Empire is a show about music; it’s filled with music to the top; music is basically oozing out of its every pore. And it’s not just any music: the series takes a very deep look into the history and development of RnB and hip-hop. Well, not so much history – after all, it’s all a fictional story, but it surely conveys the atmosphere, the inescapable connection between music and criminal activity that has been forming this cloud of genres from the start.

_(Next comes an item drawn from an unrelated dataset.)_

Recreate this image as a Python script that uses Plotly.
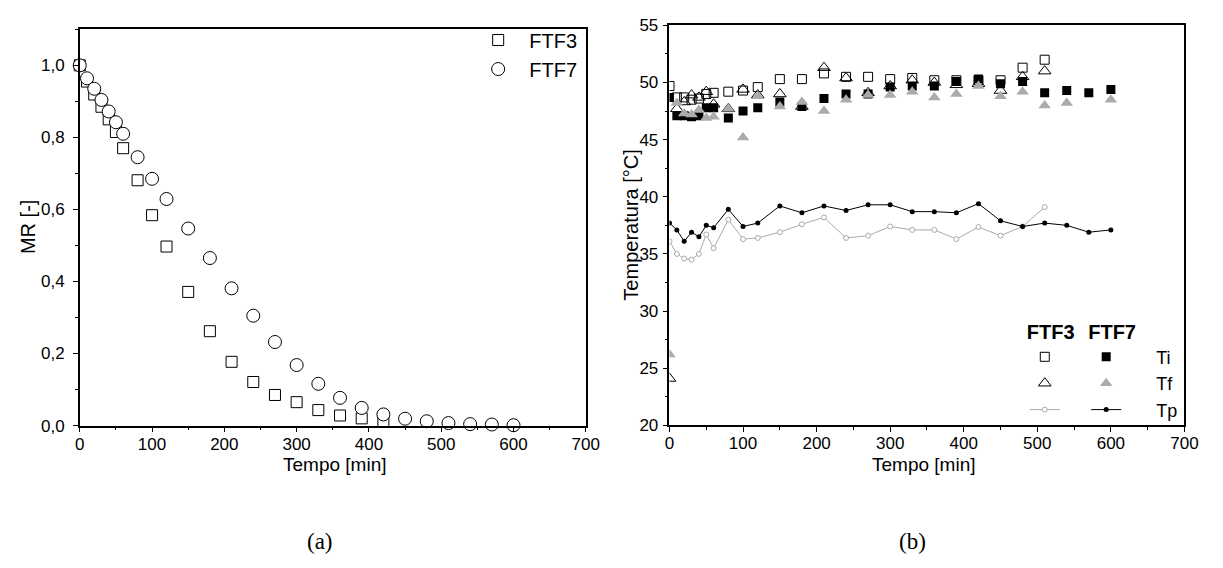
import plotly.graph_objects as go

# ---------------- data: panel (a) ----------------
t_mr3 = [0, 10, 20, 30, 40, 50, 60, 80, 100, 120, 150, 180, 210, 240, 270, 300, 330, 360, 390, 420]
mr3 = [1.0, 0.955, 0.919, 0.885, 0.85, 0.815, 0.77, 0.681, 0.584, 0.497, 0.371, 0.262, 0.177, 0.121,
       0.085, 0.065, 0.043, 0.028, 0.02, 0.012]
t_mr7 = [0, 10, 20, 30, 40, 50, 60, 80, 100, 120, 150, 180, 210, 240, 270, 300, 330, 360, 390, 420,
         450, 480, 510, 540, 570, 600]
mr7 = [1.0, 0.964, 0.935, 0.904, 0.872, 0.842, 0.81, 0.745, 0.685, 0.629, 0.547, 0.465, 0.381, 0.305,
       0.232, 0.168, 0.116, 0.077, 0.049, 0.031, 0.019, 0.012, 0.007, 0.004, 0.003, 0.001]

# ---------------- data: panel (b) ----------------
t_3 = [0, 10, 20, 30, 40, 50, 60, 80, 100, 120, 150, 180, 210, 240, 270, 300, 330, 360, 390, 420,
       450, 480, 510]
ti3 = [49.7, 48.7, 48.7, 48.5, 48.6, 49.0, 49.1, 49.2, 49.3, 49.6, 50.3, 50.3, 50.8, 50.5, 50.5, 50.3,
       50.4, 50.2, 50.2, 50.2, 50.2, 51.3, 52.0]
tf3 = [24.1, 47.7, 48.3, 48.9, 48.7, 49.2, 48.1, 47.7, 49.4, 48.9, 49.0, 47.9, 51.3, 50.4, 49.1, 49.7,
       50.2, 50.0, 49.8, 49.9, 49.3, 50.5, 51.0]
tp3 = [36.1, 35.0, 34.6, 34.5, 35.0, 36.7, 35.5, 38.0, 36.3, 36.4, 36.9, 37.6, 38.2, 36.4, 36.6, 37.4,
       37.1, 37.1, 36.3, 37.35, 36.6, 37.4, 39.1]

t_7 = [0, 10, 20, 30, 40, 50, 60, 80, 100, 120, 150, 180, 210, 240, 270, 300, 330, 360, 390, 420,
       450, 480, 510, 540, 570, 600]
ti7 = [48.7, 47.1, 47.1, 47.0, 47.1, 47.8, 47.8, 46.9, 47.5, 47.8, 48.3, 47.9, 48.6, 49.0, 49.0, 49.6,
       49.7, 49.7, 50.1, 50.3, 49.9, 50.1, 49.1, 49.3, 49.1, 49.4]
tp7 = [37.7, 37.1, 36.1, 36.9, 36.5, 37.5, 37.3, 38.9, 37.4, 37.7, 39.2, 38.6, 39.2, 38.8, 39.3, 39.3,
       38.7, 38.7, 38.6, 39.4, 37.9, 37.4, 37.7, 37.5, 36.9, 37.1]
t_tf7 = [0, 10, 20, 30, 40, 50, 60, 80, 100, 120, 150, 180, 210, 240, 270, 300, 330, 360, 390, 420,
         450, 480, 510, 540, 600]
tf7 = [26.2, 48.2, 47.3, 47.2, 47.6, 46.9, 47.0, 47.7, 45.2, 48.8, 47.9, 48.3, 47.5, 48.5, 48.9, 48.9,
       49.2, 48.7, 49.0, 49.7, 48.8, 49.2, 48.0, 48.2, 48.5]

GRAY = "#ababab"
FONT = "Liberation Sans, Arial, sans-serif"
SERIF = "Liberation Serif, Times New Roman, serif"
PAD = "&nbsp;" * 6

fig = go.Figure()

# panel (a)
fig.add_trace(go.Scatter(x=t_mr3, y=mr3, mode="markers", name="&nbsp;&nbsp;FTF3", legend="legend3",
                         xaxis="x", yaxis="y", cliponaxis=False,
                         marker=dict(symbol="square", size=11, color="white",
                                     line=dict(color="black", width=1))))
fig.add_trace(go.Scatter(x=t_mr7, y=mr7, mode="markers", name="&nbsp;&nbsp;FTF7", legend="legend3",
                         xaxis="x", yaxis="y", cliponaxis=False,
                         marker=dict(symbol="circle", size=13, color="white",
                                     line=dict(color="black", width=1))))

# panel (b) - FTF3 column (legend2)
fig.add_trace(go.Scatter(x=t_3, y=ti3, mode="markers", name=" ", legend="legend2",
                         xaxis="x2", yaxis="y2",
                         marker=dict(symbol="square-open", size=9, color="black",
                                     line=dict(width=1))))
fig.add_trace(go.Scatter(x=t_3, y=tf3, mode="markers", name=" ", legend="legend2",
                         xaxis="x2", yaxis="y2",
                         marker=dict(symbol="triangle-up-open", size=11, color="black",
                                     line=dict(width=1))))
fig.add_trace(go.Scatter(x=t_3, y=tp3, mode="lines+markers", name=" ", legend="legend2",
                         xaxis="x2", yaxis="y2",
                         line=dict(color=GRAY, width=1),
                         marker=dict(symbol="circle", size=5, color="white",
                                     line=dict(color=GRAY, width=1))))
# panel (b) - FTF7 column (legend)
fig.add_trace(go.Scatter(x=t_7, y=ti7, mode="markers", name=PAD + "Ti", legend="legend",
                         xaxis="x2", yaxis="y2",
                         marker=dict(symbol="square", size=9, color="black")))
fig.add_trace(go.Scatter(x=t_tf7, y=tf7, mode="markers", name=PAD + "Tf", legend="legend",
                         xaxis="x2", yaxis="y2",
                         marker=dict(symbol="triangle-up", size=11, color=GRAY)))
fig.add_trace(go.Scatter(x=t_7, y=tp7, mode="lines+markers", name=PAD + "Tp", legend="legend",
                         xaxis="x2", yaxis="y2",
                         line=dict(color="black", width=1),
                         marker=dict(symbol="circle", size=5, color="black")))

axis_common = dict(showline=True, linecolor="black", linewidth=1.5, mirror=True,
                   ticks="outside", ticklen=5, tickwidth=1.2, tickcolor="black",
                   showgrid=False, zeroline=False,
                   tickfont=dict(family=FONT, size=17, color="black"))
minor_common = dict(ticks="outside", ticklen=3, tickcolor="black", tickwidth=1, showgrid=False)


def label(text, x, y, angle=0, size=20, family=FONT):
    return dict(text=text, x=x, y=y, xref="paper", yref="paper", xanchor="center",
                yanchor="middle", showarrow=False, textangle=angle,
                font=dict(family=family, size=size, color="black"))


fig.update_layout(
    width=1223, height=568,
    margin=dict(l=0, r=0, t=0, b=0),
    paper_bgcolor="white", plot_bgcolor="white",
    separators=",.",
    font=dict(family=FONT, size=17, color="black"),
    xaxis=dict(domain=[0.0621, 0.4824], range=[0, 700], dtick=100,
               minor=dict(dtick=50, **minor_common), ticklabelstandoff=-3,
               anchor="y", **axis_common),
    yaxis=dict(domain=[0.2412, 0.9630], range=[0, 1.1], dtick=0.2, tickformat=".1f",
               minor=dict(dtick=0.1, **minor_common), ticklabelstandoff=5,
               anchor="x", **axis_common),
    xaxis2=dict(domain=[0.5519, 0.9796], range=[0, 700], dtick=100,
                minor=dict(dtick=50, **minor_common), ticklabelstandoff=-3,
                anchor="y2", **axis_common),
    yaxis2=dict(domain=[0.2417, 0.9701], range=[20, 55], dtick=5,
                minor=dict(dtick=2.5, **minor_common), ticklabelstandoff=1,
                anchor="x2", **axis_common),
    legend3=dict(x=0.393, y=0.979, xanchor="left", yanchor="top", bgcolor="rgba(0,0,0,0)",
                 font=dict(size=20), tracegroupgap=0),
    legend2=dict(x=0.847, y=0.447, xanchor="left", yanchor="top", bgcolor="rgba(0,0,0,0)",
                 title=dict(text="<b>FTF3</b>", font=dict(size=20)),
                 font=dict(size=18)),
    legend=dict(x=0.898, y=0.447, xanchor="left", yanchor="top", bgcolor="rgba(0,0,0,0)",
                title=dict(text="<b>FTF7</b>", font=dict(size=20)),
                font=dict(size=18)),
    annotations=[
        label("Tempo [min]", 335 / 1223, (568 - 471) / 568, size=19),
        label("Tempo [min]", 933 / 1223, (568 - 471) / 568, size=19),
        label("MR [-]", 24 / 1223, (568 - 226) / 568, angle=-90),
        label("Temperatura [°C]", 635 / 1223, (568 - 224) / 568, angle=-90),
        label("(a)", 0.262, (568 - 551) / 568, size=23, family=SERIF),
        label("(b)", 0.754, (568 - 551) / 568, size=23, family=SERIF),
    ],
)

fig.write_html("out.html")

The musical company that the show is named after is one of the top competitors in the field, but its path has always been a struggle for survival, and that struggle becomes much more intense when one of the original founders finally comes out of the prison: external and internal conflicts start to aggravate accelerating each other on every round. In order to stay on top of things, key people make decision, some of which turn out to be quite bad; this amplifies the jeopardy, and ultimatelly puts all the achievements at risk. In short, it’s quite a mess – but only in terms of life and human relationships; as for the drama, it’s very well-structured; almost all the events are well-grounded and built into the inevitable movement of the preconditions’ logical development. Some exceptions might include: Cookie forgetting about the hit she ordered by mistake almost immediately after it happened; not using Elle’s mishap to bring down Anika; and, of course, the thing that triggered the final swirl – Lucious’ confession when under the sleeping pill. These thing might have been written and implemented better, but in the end they don’t really ruin anything.

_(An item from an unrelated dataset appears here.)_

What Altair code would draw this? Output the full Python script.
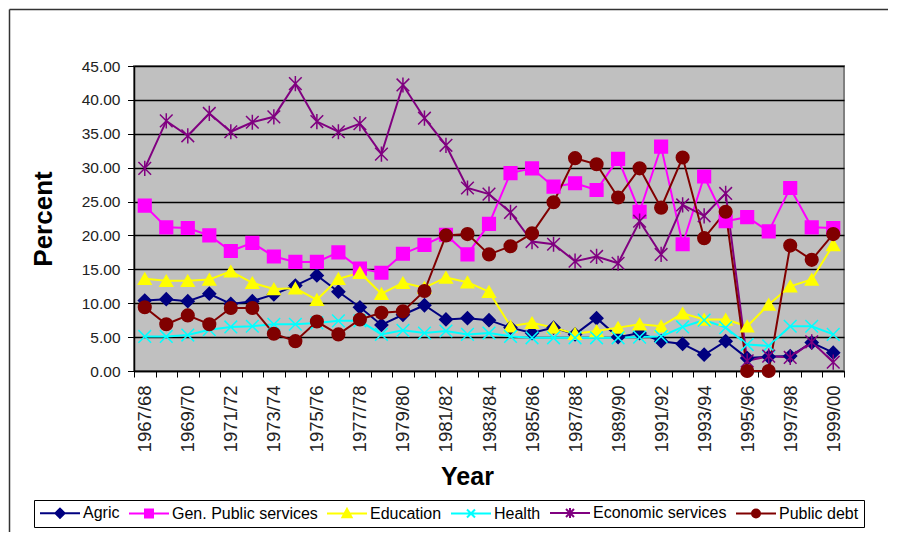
import altair as alt
import pandas as pd

years = ["1967/68", "1968/69", "1969/70", "1970/71", "1971/72", "1972/73", "1973/74",
         "1974/75", "1975/76", "1976/77", "1977/78", "1978/79", "1979/80", "1980/81",
         "1981/82", "1982/83", "1983/84", "1984/85", "1985/86", "1986/87", "1987/88",
         "1988/89", "1989/90", "1990/91", "1991/92", "1992/93", "1993/94", "1994/95",
         "1995/96", "1996/97", "1997/98", "1998/99", "1999/00"]

agric = [10.4, 10.6, 10.3, 11.4, 9.9, 10.3, 11.3, 12.6, 14.1, 11.7, 9.4, 6.8, 8.3, 9.7,
         7.6, 7.8, 7.5, 6.4, 5.6, 6.4, 5.4, 7.8, 5.0, 5.6, 4.4, 4.0, 2.4, 4.4, 1.9, 2.1,
         2.2, 4.2, 2.7]
gen_public = [24.4, 21.2, 21.1, 20.0, 17.7, 18.9, 16.9, 16.1, 16.1, 17.5, 15.1, 14.5,
              17.3, 18.6, 20.1, 17.2, 21.7, 29.2, 29.9, 27.2, 27.7, 26.7, 31.3, 23.5,
              33.1, 18.7, 28.7, 22.1, 22.7, 20.6, 27.0, 21.2, 21.1]
education = [13.6, 13.3, 13.3, 13.5, 14.7, 13.0, 12.1, 12.2, 10.5, 13.6, 14.5, 11.4,
             13.0, 12.3, 13.8, 13.1, 11.7, 6.6, 7.1, 6.4, 5.5, 5.9, 6.4, 6.9, 6.6, 8.5,
             7.6, 7.6, 6.6, 9.8, 12.5, 13.5, 18.6]
health = [5.1, 5.1, 5.3, 6.1, 6.5, 6.6, 6.9, 6.9, 7.1, 7.4, 7.4, 5.4, 6.0, 5.6, 5.9,
          5.4, 5.6, 5.1, 4.9, 4.9, 4.9, 4.9, 4.9, 5.0, 5.1, 6.5, 7.5, 6.4, 3.9, 3.7, 6.6,
          6.6, 5.4]
economic = [29.9, 36.9, 34.7, 38.0, 35.3, 36.7, 37.5, 42.4, 36.8, 35.3, 36.5, 32.0,
            42.2, 37.3, 33.3, 27.0, 26.1, 23.4, 19.1, 18.7, 16.2, 16.9, 15.9, 22.1,
            17.2, 24.5, 22.9, 26.2, 1.5, 2.2, 2.0, 4.3, 1.3]
public_debt = [9.4, 6.9, 8.2, 6.9, 9.3, 9.3, 5.5, 4.4, 7.3, 5.4, 7.6, 8.6, 8.8, 11.8,
               20.0, 20.2, 17.2, 18.4, 20.3, 24.9, 31.4, 30.5, 25.6, 29.9, 24.1, 31.5,
               19.6, 23.5, 0.0, 0.0, 18.5, 16.4, 20.2]

series_names = ["Agric", "Gen. Public services", "Education", "Health",
                "Economic services", "Public debt"]
series_values = [agric, gen_public, education, health, economic, public_debt]
colors = ["#000080", "#FF00FF", "#FFFF00", "#00FFFF", "#800080", "#800000"]

x_path = "M-1,-1L1,1M-1,1L1,-1"
star_path = "M-1,-1L1,1M-1,1L1,-1M0,-1.2L0,1.2"
marker_shapes = ["diamond", "square", "triangle-up", x_path, star_path, "circle"]

legend_line = "M-5,0L5,0"
legend_markers = [
    "M0,-1.15L1.15,0L0,1.15L-1.15,0Z",
    "M-1,-1L1,-1L1,1L-1,1Z",
    "M0,-1.15L1.15,0.95L-1.15,0.95Z",
    "M-1,-1L1,1M-1,1L1,-1",
    "M-1,-1L1,1M-1,1L1,-1M0,-1.25L0,1.25",
    "M1,0A1,1,0,1,1,-1,0A1,1,0,1,1,1,0Z",
]

rows = []
for name, vals in zip(series_names, series_values):
    for i, (yr, v) in enumerate(zip(years, vals)):
        rows.append({"idx": i, "year": yr, "series": name, "marker": name, "value": v})
df = pd.DataFrame(rows)

n = len(years)
tick_vals = [i - 0.5 for i in range(n + 1)]
year_arr = "[" + ",".join("'" + y + "'" for y in years) + "]"
label_expr = ("(datum.value + 0.5) % 2 == 0 && datum.value < " + str(n - 1) + ".6 ? "
              + year_arr + "[datum.value + 0.5] : ''")

shape_expr = ""
for name, mk in zip(series_names, legend_markers):
    shape_expr += "datum.value == '" + name + "' ? '" + legend_line + mk + "' : "
shape_expr += "'circle'"

FONT = "Liberation Sans"

band = 710 / n

x_enc = alt.X(
    "idx:Q",
    scale=alt.Scale(domain=[-0.5, n - 0.5], nice=False, zero=False),
    axis=alt.Axis(
        values=tick_vals, labelExpr=label_expr, labelAngle=270, labelOffset=band / 2,
        labelOverlap=False, labelFlush=False, labelFont=FONT, labelFontSize=18.5,
        labelColor="#222222", labelPadding=8, tickSize=6, tickColor="#000000",
        domainColor="#000000", domainWidth=1.5, grid=False,
        title="Year", titleFont=FONT, titleFontSize=25, titleFontWeight="bold",
        titleColor="#000000", titleX=333, titleY=105, titleBaseline="middle",
        titleAlign="center",
    ),
)
y_enc = alt.Y(
    "value:Q",
    scale=alt.Scale(domain=[0, 45], nice=False),
    axis=alt.Axis(
        values=list(range(0, 50, 5)), format=".2f", grid=True, gridColor="#000000",
        gridWidth=1.5, tickSize=6.5, tickColor="#000000", domainColor="#000000",
        domainWidth=1.5, labelFont=FONT, labelFontSize=15.5, labelColor="#222222",
        labelPadding=7.5, title="Percent", titleFont=FONT, titleFontSize=26,
        titleFontWeight="bold", titleColor="#000000", titleX=-91,
        titleBaseline="middle", titleAlign="center",
    ),
)

color_scale = alt.Scale(domain=series_names, range=colors)

lines = alt.Chart(df).mark_line(strokeWidth=2).encode(
    x=x_enc, y=y_enc,
    color=alt.Color(
        "series:N", scale=color_scale, sort=series_names, title=None,
        legend=alt.Legend(
            orient="none", legendX=-100, legendY=434, direction="horizontal",
            columns=6, strokeColor="#000000", fillColor="#FFFFFF", padding=5,
            labelFont=FONT, labelFontSize=16, labelColor="#000000", labelLimit=400,
            symbolSize=64, symbolStrokeWidth=2, symbolOffset=13, labelOffset=15,
            columnPadding=5,
            symbolType={"expr": shape_expr},
            symbolFillColor={"expr": "scale('color', datum.value)"},
            symbolStrokeColor={"expr": "scale('color', datum.value)"},
        ),
    ),
    detail="series:N",
)

points = alt.Chart(df).mark_point(filled=True, size=160, strokeWidth=1.5, opacity=1).encode(
    x=x_enc, y=y_enc,
    color=alt.Color("series:N", scale=color_scale, sort=series_names, title=None),
    stroke=alt.Stroke("marker:N",
                      scale=alt.Scale(domain=series_names[::-1], range=colors[::-1]),
                      legend=None),
    shape=alt.Shape("marker:N",
                    scale=alt.Scale(domain=series_names[::-1], range=marker_shapes[::-1]),
                    legend=None),
)

frame_df = pd.DataFrame({"k": [0]})
frame_left = alt.Chart(frame_df).mark_rule(color="#333333", strokeWidth=1.5).encode(
    x=alt.value(-124.5), y=alt.value(-56.5), y2=alt.value(466))
frame_top = alt.Chart(frame_df).mark_rule(color="#333333", strokeWidth=1.5).encode(
    x=alt.value(-124.5), x2=alt.value(754), y=alt.value(-56.5))

chart = alt.layer(frame_left, frame_top, lines, points).resolve_scale(
    shape="independent", stroke="independent"
).properties(
    width=710, height=305, padding=0, background="#FFFFFF"
).configure_view(
    fill="#C0C0C0", stroke="#808080", strokeWidth=2
)

chart.save("out.html", embed_options={"renderer": "svg", "actions": False})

The music is pretty great, and one thing you need to understand here is that I’m not really into it. My sound of choice would be rock, metal and other related genres – that’s what really resonates with me; so when I’m saying that the music on this show is good, it’s because I try to look on things objectively – to the best of my ability. I rather often witness a contradiction between claims and reality (when some work of art being a part of the narrative is declared outstanding with no evidence to corroborate it whatsoever), – well, this is definetely not the case. Songs performed for the series are really hot, as the characters keep calling it; I totally believe that people would love it. Combined with a pretty high level of drama it produces a rather strong impression.
The acting is good, although younger members of the cast were more interesting than the older ones, even though it’s all built around Lucious and Cookie. Technical implementation is great as well – or, at least, I haven’t noticed any fuckups. All in all, the show is pleasant to watch, and it captivates quite strongly. Can’t wait to see what they’ve done with the 2nd season.